**SOURCE MATERIAL:**
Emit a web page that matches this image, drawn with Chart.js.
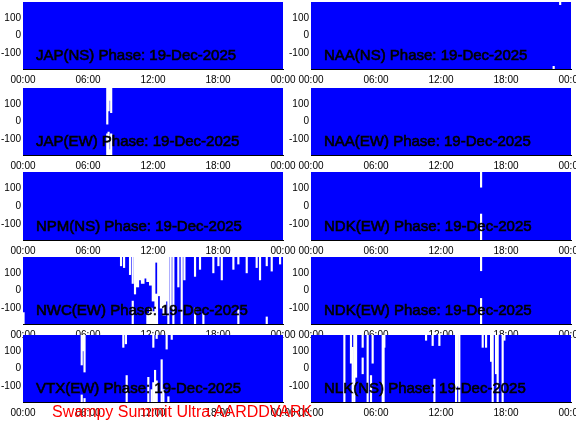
<!DOCTYPE html>
<html>
<head>
<meta charset="utf-8">
<script src="https://cdn.jsdelivr.net/npm/chart.js@4/dist/chart.umd.min.js"></script>
<style>
  body { margin: 0; background: #fff; width: 576px; height: 432px; overflow: hidden; position: relative; }
  .panel { position: absolute; }
  #footer { position: absolute; left: 52px; top: 403px; font: 16px 'Liberation Sans', Arial, sans-serif;
            line-height: 18px; color: #f00; white-space: nowrap; z-index: 5; }
</style>
</head>
<body>
<div id="footer">Swampy Summit Ultra AARDDVARK</div>
<script>
/* global Chart*/
'use strict';

// axis ticks
var hourTicks = [0, 6, 12, 18, 24];
var hourLabels = ['00:00', '06:00', '12:00', '18:00', '00:00'];
var phaseTicks = [-100, 0, 100];

// every station recorded the whole day, phase wraps over the full range
var coverageHours = [0, 24];
var phaseLimits = [-190, 190];

// white gaps in the phase trace: [hour, low, high]
var gapsJapNS = [];
var gapsNaaNS = [[22.4, -190, -175], [23.0, 175, 190]];
var gapsJapEW = [
  [7.78, -15, 190], [7.78, -190, -70], [7.9, 60, 190], [7.9, -190, -60],
  [8.02, 120, 190], [8.02, -190, -160], [8.14, 50, 190], [8.14, -190, -70]
];
var gapsNaaEW = [];
var gapsNpmNS = [];
var gapsNdkEW1 = [[15.7, 105, 190], [15.7, -190, -45]];
var gapsNwcEW = [
  [0.05, -190, -125],
  [9.05, 140, 190], [9.33, 130, 190], [9.88, 90, 190], [10.13, 40, 190], [10.13, -190, -60], [10.34, -20, 190],
  [13.42, -190, 190], [13.63, -100, 190], [13.88, -190, 190], [14.34, 20, 190], [14.65, -190, 190], [14.9, 60, 190],
  [15.88, 80, 190], [15.88, -190, -100], [16.34, 120, 190], [16.65, -190, -130], [17.57, 100, 190],
  [18.04, 140, 190], [18.35, 60, 190], [19.42, 120, 190], [19.88, -190, -110], [19.88, 150, 190],
  [20.65, 100, 190], [21.57, 130, 190], [21.88, 60, 190], [22.5, 140, 190], [22.5, -190, -150],
  [22.96, 110, 190], [23.73, 150, 190]
];
// wider white patches around midday on NWC
var blanksNwcEW = [
  [10.55, 20, 190], [10.8, 60, 190], [11.05, 40, 190], [11.3, 70, 190], [11.55, 50, 190], [11.55, -190, -130],
  [11.8, 30, 190], [11.8, -190, -100], [12.05, -60, 190], [12.05, -190, -120], [12.3, 160, 190], [12.3, -190, -20],
  [12.55, -30, 190], [12.8, -100, 190], [13.05, -140, 190], [13.3, -60, 190]
];
var gapsNdkEW2 = [[15.7, 112, 190], [15.7, -190, -45]];
var gapsVtxEW = [
  [5.42, 20, 190], [5.42, -190, -150], [5.55, 100, 190], [5.68, -20, 190], [5.68, -190, -170],
  [9.26, 120, 190], [9.5, 140, 190], [9.57, -190, -40],
  [11.57, -190, -50], [11.88, -190, -120], [12.03, 120, 190], [12.03, -190, -80], [12.19, -190, -10],
  [12.34, -190, -70], [12.34, 170, 190], [12.8, -190, 50], [12.96, -190, -120], [13.26, 110, 190],
  [13.42, -190, -160], [13.73, 165, 190]
];
var gapsNlkNS = [
  [3.08, -190, 190], [3.69, 30, 190], [3.85, -190, 120], [4.0, -190, 190], [4.16, -50, 190],
  [4.77, 120, 190], [4.77, -30, 60], [5.23, -190, 190], [5.54, -190, -40], [5.69, 30, 190],
  [6.62, -190, 190], [6.7, -190, 190], [6.77, 120, 190], [10.62, 160, 190], [11.23, 130, 190],
  [11.39, -190, -60], [11.85, 130, 190], [13.39, -190, 190], [13.54, -100, 190], [13.69, -190, 190],
  [15.85, 120, 190], [16.16, 120, 190], [16.62, 40, 190], [16.77, -190, 190], [17.08, -30, 190],
  [17.23, -190, 190], [17.69, -190, 190], [17.85, 160, 190]
];

var rowTops = [2, 88, 172, 257, 335];
var rowBottoms = [69, 155, 240, 324, 402];

var titlePlugin = {
  id: 'panelTitle',
  afterDatasetsDraw: function(chart, args, opts) {
    var a = chart.chartArea;
    var c = chart.ctx;
    c.save();
    c.font = '15px "Liberation Sans", Arial, sans-serif';
    c.fillStyle = '#000';
    c.strokeStyle = '#000';
    c.lineWidth = 0.6;
    c.fillText(opts.text, a.left + 13, a.bottom - 9);
    c.strokeText(opts.text, a.left + 13, a.bottom - 9);
    c.restore();
  }
};

function toBars(list) {
  return list.map(function(g) { return { x: g[0], y: [g[1], g[2]] }; });
}

function noEdgePadding(s) {
  s.paddingTop = 0;
  s.paddingBottom = 0;
  s.paddingLeft = 0;
  s.paddingRight = 0;
}

function makePanel(col, row, title, gaps, blanks) {
  var div = document.createElement('div');
  div.className = 'panel';
  var w = col === 0 ? 300 : 290;
  var h = rowBottoms[row] - rowTops[row] + 2 + 16;
  div.style.left = (col === 0 ? 0 : 286) + 'px';
  div.style.top = (rowTops[row] - 2) + 'px';
  div.style.width = w + 'px';
  div.style.height = h + 'px';
  var canvas = document.createElement('canvas');
  div.appendChild(canvas);
  document.body.appendChild(div);

  var tickFont = { family: "'Liberation Sans', Arial, sans-serif", size: 10 };

  new Chart(canvas, {
    type: 'line',
    data: {
      datasets: [{
        type: 'bar',
        data: toBars(gaps),
        backgroundColor: '#ffffff',
        barThickness: 1.5,
        grouped: false,
        order: 0
      }, {
        type: 'bar',
        data: toBars(blanks || []),
        backgroundColor: '#ffffff',
        barThickness: 3,
        grouped: false,
        order: 1
      }, {
        type: 'line',
        data: coverageHours.map(function(t) { return { x: t, y: phaseLimits[1] }; }),
        fill: 'start',
        backgroundColor: '#0000ff',
        borderWidth: 0,
        pointRadius: 0,
        order: 2
      }]
    },
    options: {
      animation: false,
      responsive: true,
      maintainAspectRatio: false,
      events: [],
      layout: { autoPadding: false, padding: { top: 2, right: col === 0 ? 17 : 5, left: 0, bottom: 0 } },
      plugins: {
        legend: { display: false },
        tooltip: { enabled: false },
        panelTitle: { text: title }
      },
      scales: {
        x: {
          type: 'linear',
          min: 0,
          max: 24,
          offset: false,
          grid: { display: false, drawTicks: false },
          border: { display: true, color: '#000', width: 1, z: 1 },
          afterBuildTicks: function(s) { s.ticks = hourTicks.map(function(v) { return { value: v }; }); },
          afterFit: function(s) { s.height = 16; noEdgePadding(s); },
          ticks: {
            autoSkip: false, maxRotation: 0, padding: 5, color: '#000', font: tickFont,
            callback: function(v, i) { return hourLabels[i]; }
          }
        },
        y: {
          min: phaseLimits[0],
          max: phaseLimits[1],
          grid: { display: false, drawTicks: false },
          border: { display: false },
          afterBuildTicks: function(s) { s.ticks = phaseTicks.map(function(v) { return { value: v }; }); },
          afterFit: function(s) { s.width = col === 0 ? 23 : 25; noEdgePadding(s); },
          ticks: { padding: 2, color: '#000', font: tickFont }
        }
      }
    },
    plugins: [titlePlugin]
  });
}

makePanel(0, 0, 'JAP(NS) Phase: 19-Dec-2025', gapsJapNS);
makePanel(1, 0, 'NAA(NS) Phase: 19-Dec-2025', gapsNaaNS);
makePanel(0, 1, 'JAP(EW) Phase: 19-Dec-2025', gapsJapEW);
makePanel(1, 1, 'NAA(EW) Phase: 19-Dec-2025', gapsNaaEW);
makePanel(0, 2, 'NPM(NS) Phase: 19-Dec-2025', gapsNpmNS);
makePanel(1, 2, 'NDK(EW) Phase: 19-Dec-2025', gapsNdkEW1);
makePanel(0, 3, 'NWC(EW) Phase: 19-Dec-2025', gapsNwcEW, blanksNwcEW);
makePanel(1, 3, 'NDK(EW) Phase: 19-Dec-2025', gapsNdkEW2);
makePanel(0, 4, 'VTX(EW) Phase: 19-Dec-2025', gapsVtxEW);
makePanel(1, 4, 'NLK(NS) Phase: 19-Dec-2025', gapsNlkNS);
</script>
</body>
</html>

**THE TASK:**
Everything from the first line to the line with "var phaseTicks = [-100, 0, 100];" must be repeated exactly, and nothing else. Leave the pictures out.

**SOLVED EXERCISE:**
Emit a web page that matches this image, drawn with Chart.js.
<!DOCTYPE html>
<html>
<head>
<meta charset="utf-8">
<script src="https://cdn.jsdelivr.net/npm/chart.js@4/dist/chart.umd.min.js"></script>
<style>
  body { margin: 0; background: #fff; width: 576px; height: 432px; overflow: hidden; position: relative; }
  .panel { position: absolute; }
  #footer { position: absolute; left: 52px; top: 403px; font: 16px 'Liberation Sans', Arial, sans-serif;
            line-height: 18px; color: #f00; white-space: nowrap; z-index: 5; }
</style>
</head>
<body>
<div id="footer">Swampy Summit Ultra AARDDVARK</div>
<script>
/* global Chart*/
'use strict';

// axis ticks
var hourTicks = [0, 6, 12, 18, 24];
var hourLabels = ['00:00', '06:00', '12:00', '18:00', '00:00'];
var phaseTicks = [-100, 0, 100];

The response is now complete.